Relations between Moore and his colleagues got worse in 2024. Already banished by Senate Republicans, he used a speech during a resolution meant to honor the late House Speaker David Ralston to instead accuse Ralston of corruption — as Ralston’s wife and children watched on.
Lt. Gov. Burt Jones cut him off, while Senate Majority Leader Steeve Gooch called Moore’s speech “probably the meanest thing I’ve seen anybody do in this chamber in the 14 years I’ve served.” Across the Capitol, House members were so offended they applauded when Burns announced Moore would not be allowed into “any property of the Georgia House.”

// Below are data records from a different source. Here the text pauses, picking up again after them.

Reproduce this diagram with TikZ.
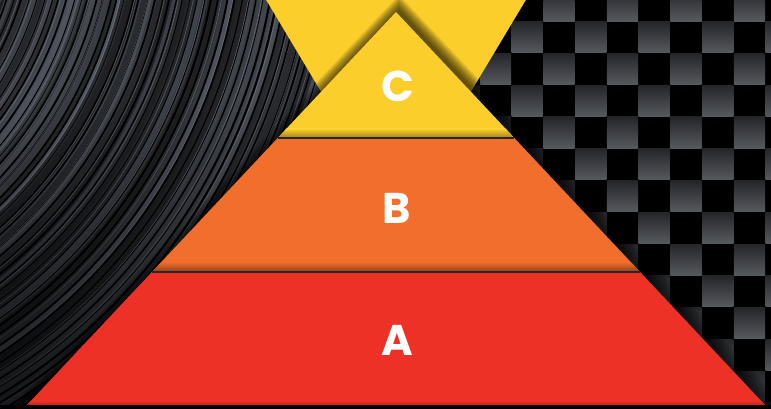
\documentclass[tikz,border=0pt]{standalone}
\usepackage{fontspec}
\newfontfamily\letterfont{Poppins}
\usetikzlibrary{fadings}
\definecolor{cyel}{RGB}{251,206,44}
\definecolor{corg}{RGB}{241,110,44}
\definecolor{cred}{RGB}{238,49,38}
\definecolor{vin}{RGB}{105,111,124}
\definecolor{vinbase}{RGB}{28,30,35}
\definecolor{sqtop}{RGB}{36,38,42}
\definecolor{sqbot}{RGB}{86,89,94}
\tikzset{
  letter/.style={text=white, font=\letterfont\bfseries\fontsize{43}{43}\selectfont, inner sep=0pt},
  tierline/.style={draw=black!85, line width=1.1pt},
}
\begin{document}
\begin{tikzpicture}[x=1pt,y=-1pt]
\useasboundingbox (0,0) rectangle (771,409);
\clip (0,0) rectangle (771,409);
% ---- vinyl background (left)
\begin{scope}
  \clip (0,0) rectangle (396,409);
  \fill[vinbase] (0,0) rectangle (396,409);
  \pgfmathsetseed{11}
  \foreach \i in {0,...,130} {
    \pgfmathsetmacro\rr{300+\i*5}
    \pgfmathsetmacro\g{25+55*rnd}
    \draw[vin!\g!black, line width=5.4pt] (-300,-100) circle (\rr pt);
  }
  \foreach \i in {0,...,95} {
    \pgfmathsetmacro\rr{300+\i*7.1+3*rnd}
    \pgfmathsetmacro\w{0.6+1.6*rnd}
    \draw[black, line width=\w pt] (-300,-100) circle (\rr pt);
  }
  \foreach \i in {0,...,45} {
    \pgfmathsetmacro\rr{302+\i*14.1+5*rnd}
    \draw[vin!80!white, line width=0.6pt, opacity=0.55] (-300,-100) circle (\rr pt);
  }
  \fill[black, path fading=north, fill opacity=0.85] (0,100) rectangle (396,480);
\end{scope}
% ---- checkerboard (right)
\begin{scope}
  \clip (396,0) rectangle (771,409);
  \fill[black] (396,0) rectangle (771,409);
  \foreach \r in {0,...,13} {
    \foreach \c in {0,...,12} {
      \pgfmathparse{int(mod(\r+\c,2))}
      \ifnum\pgfmathresult=1
        \shade[top color=sqtop, bottom color=sqbot]
          ({384.7+31.75*\c},{-10+31.75*\r}) rectangle ({384.7+31.75*(\c+1)-0.6},{-10+31.75*(\r+1)-0.6});
      \fi
    }
  }
\end{scope}
% ---- yellow V
\fill[cyel] (265,-2) -- (527,-2) -- (396,217) -- cycle;
% ---- pyramid soft shadow
\foreach \d in {1,...,12} {
  \fill[black, fill opacity=0.07] ({399},{11-1.35*\d}) -- ({27-1.3*\d},406) -- ({769+1.5*\d},406) -- cycle;
}
% ---- tiers
\coordinate (apex) at (396,12);
\coordinate (cl) at (277.7,138);
\coordinate (cr) at (514.3,138);
\coordinate (bl) at (151.9,272);
\coordinate (br) at (640.1,272);
\coordinate (al) at (27,405);
\coordinate (ar) at (765,405);
\fill[cyel] (apex) -- (cr) -- (cl) -- cycle;
\begin{scope}
  \clip (apex) -- (cr) -- (cl) -- cycle;
  \shade[top color=cyel, bottom color=cyel!62!black] (260,129) rectangle (530,138);
\end{scope}
\fill[corg] (cl) -- (cr) -- (br) -- (bl) -- cycle;
\begin{scope}
  \clip (cl) -- (cr) -- (br) -- (bl) -- cycle;
  \shade[top color=corg, bottom color=corg!58!black] (140,262) rectangle (650,272);
\end{scope}
\fill[cred] (bl) -- (br) -- (ar) -- (al) -- cycle;
\begin{scope}
  \clip (bl) -- (br) -- (ar) -- (al) -- cycle;
  \shade[top color=cred, bottom color=cred!75!black] (20,401) rectangle (770,405);
\end{scope}
\draw[tierline] (cl) -- (cr);
\draw[tierline] (bl) -- (br);
\fill[black] (0,405) rectangle (771,409);
% ---- letters
\node[letter] (c) at (397.5,86.5) {C};
\node[letter] (b) at (396.5,208) {B};
\node[letter] (a) at (397.5,340) {A};
\end{tikzpicture}
\end{document}
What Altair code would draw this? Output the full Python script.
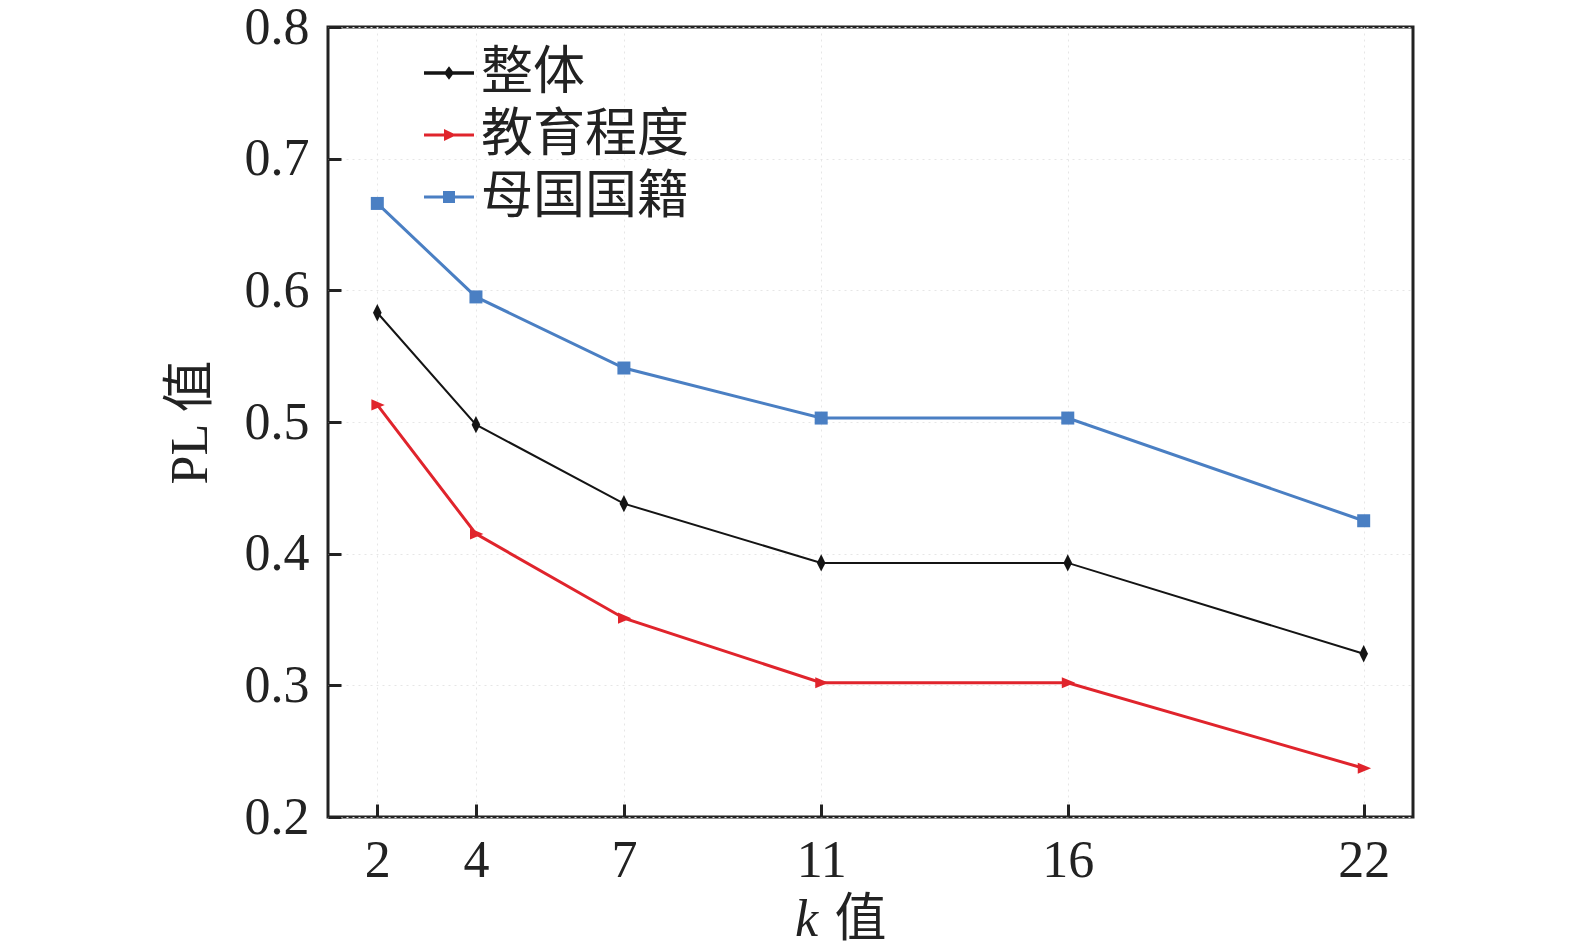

That brings us to Thursday.
After refusing earlier in the week to apologize to Ralston’s family, which Burns said would have allowed him to return to the House, Moore showed up for the governor’s speech knowing he would be turned away. Told in front of cameras that he could not go into the House chamber, we all saw what happened next.
Moore is not the first lawmaker to be arrested for trying to enter a space in the Capitol. But others who came before him, including Atlanta Democrats state Rep. Park Cannon and then-state Sen. Nikema Williams, were arrested during protests for actual issues.
Cannon was arrested after she tried to enter the governor’s office as he signed an election law she said would lead to voter suppression. And Williams was arrested while standing in the rotunda with her constituents to call for every vote to be counted after the 2018 election.
Moore, by contrast, was arrested after going where he knew he would find a fight.
Although some are saying Moore had the right to be in the chamber, every legislative body has rules members agree to for the good of the people they’re serving. The senator’s behavior showed that Burns’ decision to ban him kept the sideshow outside where it belonged.
In an appropriately dramatic update Thursday night on social media, Moore spoke from a hospital bed in Midtown, still wearing the shirt and pants he had on at the Capitol, to report his hand was “a bit swollen and purple.”
“They took my liberty and freedom away because I was fighting for your liberty and freedom.”
Below that on Moore’s social media post was his Fulton County mug shot, posted alongside the identical image of Trump when he was arrested in Atlanta.
Expect the press tour and fundraising links next. This is how it works.